[To do]: Transcribe each entry below exactly. Pictures do not go in the copy.

[Data records]
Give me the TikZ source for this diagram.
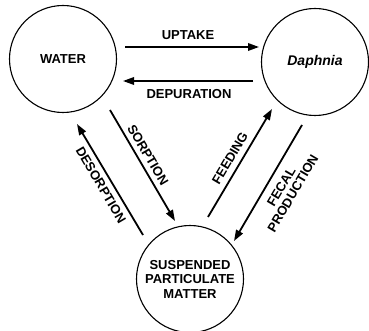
\documentclass[tikz,border=0pt]{standalone}
\usepackage{fontspec}
\setmainfont{Liberation Sans}
\usetikzlibrary{arrows.meta}
\begin{document}
\begin{tikzpicture}[x=1pt,y=-1pt,
  comp/.style={draw,circle,line width=1.1pt,minimum size=107pt,inner sep=0pt,font=\bfseries\fontsize{13}{14.5}\selectfont,align=center},
  flow/.style={line width=1.8pt,-{Triangle[length=11pt,width=7.5pt]}},
  lbl/.style={font=\bfseries\fontsize{13}{13.5}\selectfont,inner sep=0pt,align=center}]
\useasboundingbox (0,0) rectangle (369,331);
\node[comp] (water) at (63,59) {WATER};
\node[comp] (daph) at (315,62) {\fontsize{14}{16}\selectfont\itshape Daphnia};
\node[comp] (spm) at (190,279) {SUSPENDED\\PARTICULATE\\MATTER};
\coordinate (u1) at (125,47); \coordinate (u2) at (259,47);
\coordinate (d1) at (253,81); \coordinate (d2) at (123,81);
\coordinate (s1) at (110,110); \coordinate (s2) at (175,221);
\coordinate (ds1) at (143,235); \coordinate (ds2) at (77,124);
\coordinate (f1) at (208,217); \coordinate (f2) at (272,109);
\coordinate (fp1) at (302,125); \coordinate (fp2) at (234,241);
\draw[flow] (u1) -- (u2);
\draw[flow] (d1) -- (d2);
\draw[flow] (s1) -- (s2);
\draw[flow] (ds1) -- (ds2);
\draw[flow] (f1) -- (f2);
\draw[flow] (fp1) -- (fp2);
\node[lbl] (lu) at (188,35) {UPTAKE};
\node[lbl] (ld) at (189,94) {DEPURATION};
\node[lbl,rotate=-59.5] (ls) at (148,155) {SORPTION};
\node[lbl,rotate=-59.5] (lds) at (101,185) {DESORPTION};
\node[lbl,rotate=59.5] (lf) at (230,158) {FEEDING};
\node[lbl,rotate=59.5] (lfp) at (287,190) {FECAL\\PRODUCTION};
\end{tikzpicture}
\end{document}
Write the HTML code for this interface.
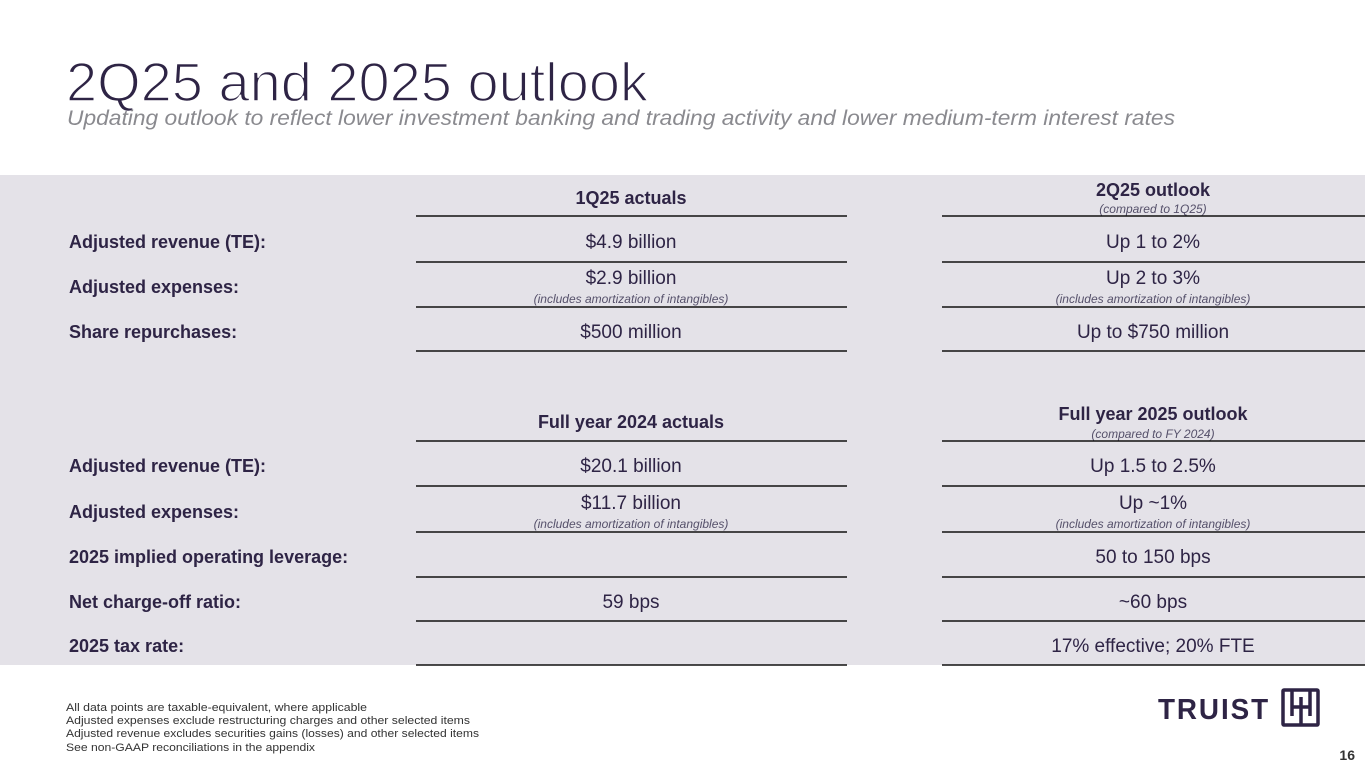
<!DOCTYPE html>
<html><head><meta charset="utf-8"><style>
html,body{margin:0;padding:0;background:#fff;}
svg{display:block;font-family:"Liberation Sans",sans-serif;}
</style></head><body>
<svg width="1365" height="768" viewBox="0 0 1365 768">
<text x="66" y="101" font-size="55" fill="#2e2445" stroke="#fff" stroke-width="1.6" paint-order="normal" textLength="582" lengthAdjust="spacingAndGlyphs">2Q25 and 2025 outlook</text>
<text x="67" y="125" font-size="21" font-style="italic" fill="#8a8a8f" textLength="1108" lengthAdjust="spacingAndGlyphs">Updating outlook to reflect lower investment banking and trading activity and lower medium-term interest rates</text>
<rect x="0" y="175" width="1365" height="490" fill="#e4e2e8"/>
<g fill="#2e2445">
<g font-size="18" font-weight="bold" text-anchor="middle">
<text x="631" y="204">1Q25 actuals</text>
<text x="1153" y="196">2Q25 outlook</text>
<text x="631" y="428">Full year 2024 actuals</text>
<text x="1153" y="420">Full year 2025 outlook</text>
</g>
<g font-size="12" font-style="italic" text-anchor="middle" fill="#55506a">
<text x="1153" y="213">(compared to 1Q25)</text>
<text x="1153" y="438">(compared to FY 2024)</text>
<text x="631" y="303">(includes amortization of intangibles)</text>
<text x="1153" y="303">(includes amortization of intangibles)</text>
<text x="631" y="528">(includes amortization of intangibles)</text>
<text x="1153" y="528">(includes amortization of intangibles)</text>
</g>
<g font-size="18" font-weight="bold">
<text x="69" y="248">Adjusted revenue (TE):</text>
<text x="69" y="293">Adjusted expenses:</text>
<text x="69" y="338">Share repurchases:</text>
<text x="69" y="472">Adjusted revenue (TE):</text>
<text x="69" y="518">Adjusted expenses:</text>
<text x="69" y="563">2025 implied operating leverage:</text>
<text x="69" y="608">Net charge-off ratio:</text>
<text x="69" y="652">2025 tax rate:</text>
</g>
<g font-size="19" text-anchor="middle">
<text x="631" y="248">$4.9 billion</text>
<text x="1153" y="248">Up 1 to 2%</text>
<text x="631" y="284">$2.9 billion</text>
<text x="1153" y="284">Up 2 to 3%</text>
<text x="631" y="338">$500 million</text>
<text x="1153" y="338">Up to $750 million</text>
<text x="631" y="472">$20.1 billion</text>
<text x="1153" y="472">Up 1.5 to 2.5%</text>
<text x="631" y="509">$11.7 billion</text>
<text x="1153" y="509">Up ~1%</text>
<text x="1153" y="563">50 to 150 bps</text>
<text x="631" y="608">59 bps</text>
<text x="1153" y="608">~60 bps</text>
<text x="1153" y="652">17% effective; 20% FTE</text>
</g>
<g stroke="#111" stroke-width="1.5">
<line x1="416" x2="847" y1="216" y2="216"/><line x1="942" x2="1365" y1="216" y2="216"/>
<line x1="416" x2="847" y1="262" y2="262"/><line x1="942" x2="1365" y1="262" y2="262"/>
<line x1="416" x2="847" y1="307" y2="307"/><line x1="942" x2="1365" y1="307" y2="307"/>
<line x1="416" x2="847" y1="351" y2="351"/><line x1="942" x2="1365" y1="351" y2="351"/>
<line x1="416" x2="847" y1="441" y2="441"/><line x1="942" x2="1365" y1="441" y2="441"/>
<line x1="416" x2="847" y1="486" y2="486"/><line x1="942" x2="1365" y1="486" y2="486"/>
<line x1="416" x2="847" y1="532" y2="532"/><line x1="942" x2="1365" y1="532" y2="532"/>
<line x1="416" x2="847" y1="577" y2="577"/><line x1="942" x2="1365" y1="577" y2="577"/>
<line x1="416" x2="847" y1="621" y2="621"/><line x1="942" x2="1365" y1="621" y2="621"/>
<line x1="416" x2="847" y1="665" y2="665"/><line x1="942" x2="1365" y1="665" y2="665"/>
</g>
</g>
<g font-size="11" fill="#333">
<text x="66" y="711" textLength="301" lengthAdjust="spacingAndGlyphs">All data points are taxable-equivalent, where applicable</text>
<text x="66" y="724" textLength="404" lengthAdjust="spacingAndGlyphs">Adjusted expenses exclude restructuring charges and other selected items</text>
<text x="66" y="737" textLength="413" lengthAdjust="spacingAndGlyphs">Adjusted revenue excludes securities gains (losses) and other selected items</text>
<text x="66" y="751" textLength="249" lengthAdjust="spacingAndGlyphs">See non-GAAP reconciliations in the appendix</text>
</g>
<g>
<text x="1158" y="719" font-size="29" font-weight="bold" fill="#2e2445" letter-spacing="2" textLength="112" lengthAdjust="spacingAndGlyphs">TRUIST</text>
<rect x="1283" y="690" width="35" height="35" fill="none" stroke="#2e2445" stroke-width="3.5" rx="1"/>
<path d="M1292 690v26M1292 707h9M1301 697v28M1301 707h9M1310 690v26" stroke="#2e2445" stroke-width="3.5" fill="none"/>
</g>
<text x="1355" y="760" font-size="14" font-weight="bold" fill="#333" text-anchor="end">16</text>
</svg>
</body></html>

[Task answer]:
Give me the TikZ source for this diagram.
\documentclass[tikz,border=0pt]{standalone}
\usepackage{fontspec}
\setmainfont{Liberation Sans}
\usetikzlibrary{arrows.meta}
\begin{document}
\begin{tikzpicture}[x=1pt,y=-1pt,
  comp/.style={draw,circle,line width=1.1pt,minimum size=107pt,inner sep=0pt,font=\bfseries\fontsize{13}{14.5}\selectfont,align=center},
  flow/.style={line width=1.8pt,-{Triangle[length=11pt,width=7.5pt]}},
  lbl/.style={font=\bfseries\fontsize{13}{13.5}\selectfont,inner sep=0pt,align=center}]
\useasboundingbox (0,0) rectangle (369,331);
\node[comp] (water) at (63,59) {WATER};
\node[comp] (daph) at (315,62) {\fontsize{14}{16}\selectfont\itshape Daphnia};
\node[comp] (spm) at (190,279) {SUSPENDED\\PARTICULATE\\MATTER};
\coordinate (u1) at (125,47); \coordinate (u2) at (259,47);
\coordinate (d1) at (253,81); \coordinate (d2) at (123,81);
\coordinate (s1) at (110,110); \coordinate (s2) at (175,221);
\coordinate (ds1) at (143,235); \coordinate (ds2) at (77,124);
\coordinate (f1) at (208,217); \coordinate (f2) at (272,109);
\coordinate (fp1) at (302,125); \coordinate (fp2) at (234,241);
\draw[flow] (u1) -- (u2);
\draw[flow] (d1) -- (d2);
\draw[flow] (s1) -- (s2);
\draw[flow] (ds1) -- (ds2);
\draw[flow] (f1) -- (f2);
\draw[flow] (fp1) -- (fp2);
\node[lbl] (lu) at (188,35) {UPTAKE};
\node[lbl] (ld) at (189,94) {DEPURATION};
\node[lbl,rotate=-59.5] (ls) at (148,155) {SORPTION};
\node[lbl,rotate=-59.5] (lds) at (101,185) {DESORPTION};
\node[lbl,rotate=59.5] (lf) at (230,158) {FEEDING};
\node[lbl,rotate=59.5] (lfp) at (287,190) {FECAL\\PRODUCTION};
\end{tikzpicture}
\end{document}
Write the HTML code for this interface.
<!DOCTYPE html>
<html><head><meta charset="utf-8"><style>
html,body{margin:0;padding:0;background:#fff;}
svg{display:block;font-family:"Liberation Sans",sans-serif;}
</style></head><body>
<svg width="1365" height="768" viewBox="0 0 1365 768">
<text x="66" y="101" font-size="55" fill="#2e2445" stroke="#fff" stroke-width="1.6" paint-order="normal" textLength="582" lengthAdjust="spacingAndGlyphs">2Q25 and 2025 outlook</text>
<text x="67" y="125" font-size="21" font-style="italic" fill="#8a8a8f" textLength="1108" lengthAdjust="spacingAndGlyphs">Updating outlook to reflect lower investment banking and trading activity and lower medium-term interest rates</text>
<rect x="0" y="175" width="1365" height="490" fill="#e4e2e8"/>
<g fill="#2e2445">
<g font-size="18" font-weight="bold" text-anchor="middle">
<text x="631" y="204">1Q25 actuals</text>
<text x="1153" y="196">2Q25 outlook</text>
<text x="631" y="428">Full year 2024 actuals</text>
<text x="1153" y="420">Full year 2025 outlook</text>
</g>
<g font-size="12" font-style="italic" text-anchor="middle" fill="#55506a">
<text x="1153" y="213">(compared to 1Q25)</text>
<text x="1153" y="438">(compared to FY 2024)</text>
<text x="631" y="303">(includes amortization of intangibles)</text>
<text x="1153" y="303">(includes amortization of intangibles)</text>
<text x="631" y="528">(includes amortization of intangibles)</text>
<text x="1153" y="528">(includes amortization of intangibles)</text>
</g>
<g font-size="18" font-weight="bold">
<text x="69" y="248">Adjusted revenue (TE):</text>
<text x="69" y="293">Adjusted expenses:</text>
<text x="69" y="338">Share repurchases:</text>
<text x="69" y="472">Adjusted revenue (TE):</text>
<text x="69" y="518">Adjusted expenses:</text>
<text x="69" y="563">2025 implied operating leverage:</text>
<text x="69" y="608">Net charge-off ratio:</text>
<text x="69" y="652">2025 tax rate:</text>
</g>
<g font-size="19" text-anchor="middle">
<text x="631" y="248">$4.9 billion</text>
<text x="1153" y="248">Up 1 to 2%</text>
<text x="631" y="284">$2.9 billion</text>
<text x="1153" y="284">Up 2 to 3%</text>
<text x="631" y="338">$500 million</text>
<text x="1153" y="338">Up to $750 million</text>
<text x="631" y="472">$20.1 billion</text>
<text x="1153" y="472">Up 1.5 to 2.5%</text>
<text x="631" y="509">$11.7 billion</text>
<text x="1153" y="509">Up ~1%</text>
<text x="1153" y="563">50 to 150 bps</text>
<text x="631" y="608">59 bps</text>
<text x="1153" y="608">~60 bps</text>
<text x="1153" y="652">17% effective; 20% FTE</text>
</g>
<g stroke="#111" stroke-width="1.5">
<line x1="416" x2="847" y1="216" y2="216"/><line x1="942" x2="1365" y1="216" y2="216"/>
<line x1="416" x2="847" y1="262" y2="262"/><line x1="942" x2="1365" y1="262" y2="262"/>
<line x1="416" x2="847" y1="307" y2="307"/><line x1="942" x2="1365" y1="307" y2="307"/>
<line x1="416" x2="847" y1="351" y2="351"/><line x1="942" x2="1365" y1="351" y2="351"/>
<line x1="416" x2="847" y1="441" y2="441"/><line x1="942" x2="1365" y1="441" y2="441"/>
<line x1="416" x2="847" y1="486" y2="486"/><line x1="942" x2="1365" y1="486" y2="486"/>
<line x1="416" x2="847" y1="532" y2="532"/><line x1="942" x2="1365" y1="532" y2="532"/>
<line x1="416" x2="847" y1="577" y2="577"/><line x1="942" x2="1365" y1="577" y2="577"/>
<line x1="416" x2="847" y1="621" y2="621"/><line x1="942" x2="1365" y1="621" y2="621"/>
<line x1="416" x2="847" y1="665" y2="665"/><line x1="942" x2="1365" y1="665" y2="665"/>
</g>
</g>
<g font-size="11" fill="#333">
<text x="66" y="711" textLength="301" lengthAdjust="spacingAndGlyphs">All data points are taxable-equivalent, where applicable</text>
<text x="66" y="724" textLength="404" lengthAdjust="spacingAndGlyphs">Adjusted expenses exclude restructuring charges and other selected items</text>
<text x="66" y="737" textLength="413" lengthAdjust="spacingAndGlyphs">Adjusted revenue excludes securities gains (losses) and other selected items</text>
<text x="66" y="751" textLength="249" lengthAdjust="spacingAndGlyphs">See non-GAAP reconciliations in the appendix</text>
</g>
<g>
<text x="1158" y="719" font-size="29" font-weight="bold" fill="#2e2445" letter-spacing="2" textLength="112" lengthAdjust="spacingAndGlyphs">TRUIST</text>
<rect x="1283" y="690" width="35" height="35" fill="none" stroke="#2e2445" stroke-width="3.5" rx="1"/>
<path d="M1292 690v26M1292 707h9M1301 697v28M1301 707h9M1310 690v26" stroke="#2e2445" stroke-width="3.5" fill="none"/>
</g>
<text x="1355" y="760" font-size="14" font-weight="bold" fill="#333" text-anchor="end">16</text>
</svg>
</body></html>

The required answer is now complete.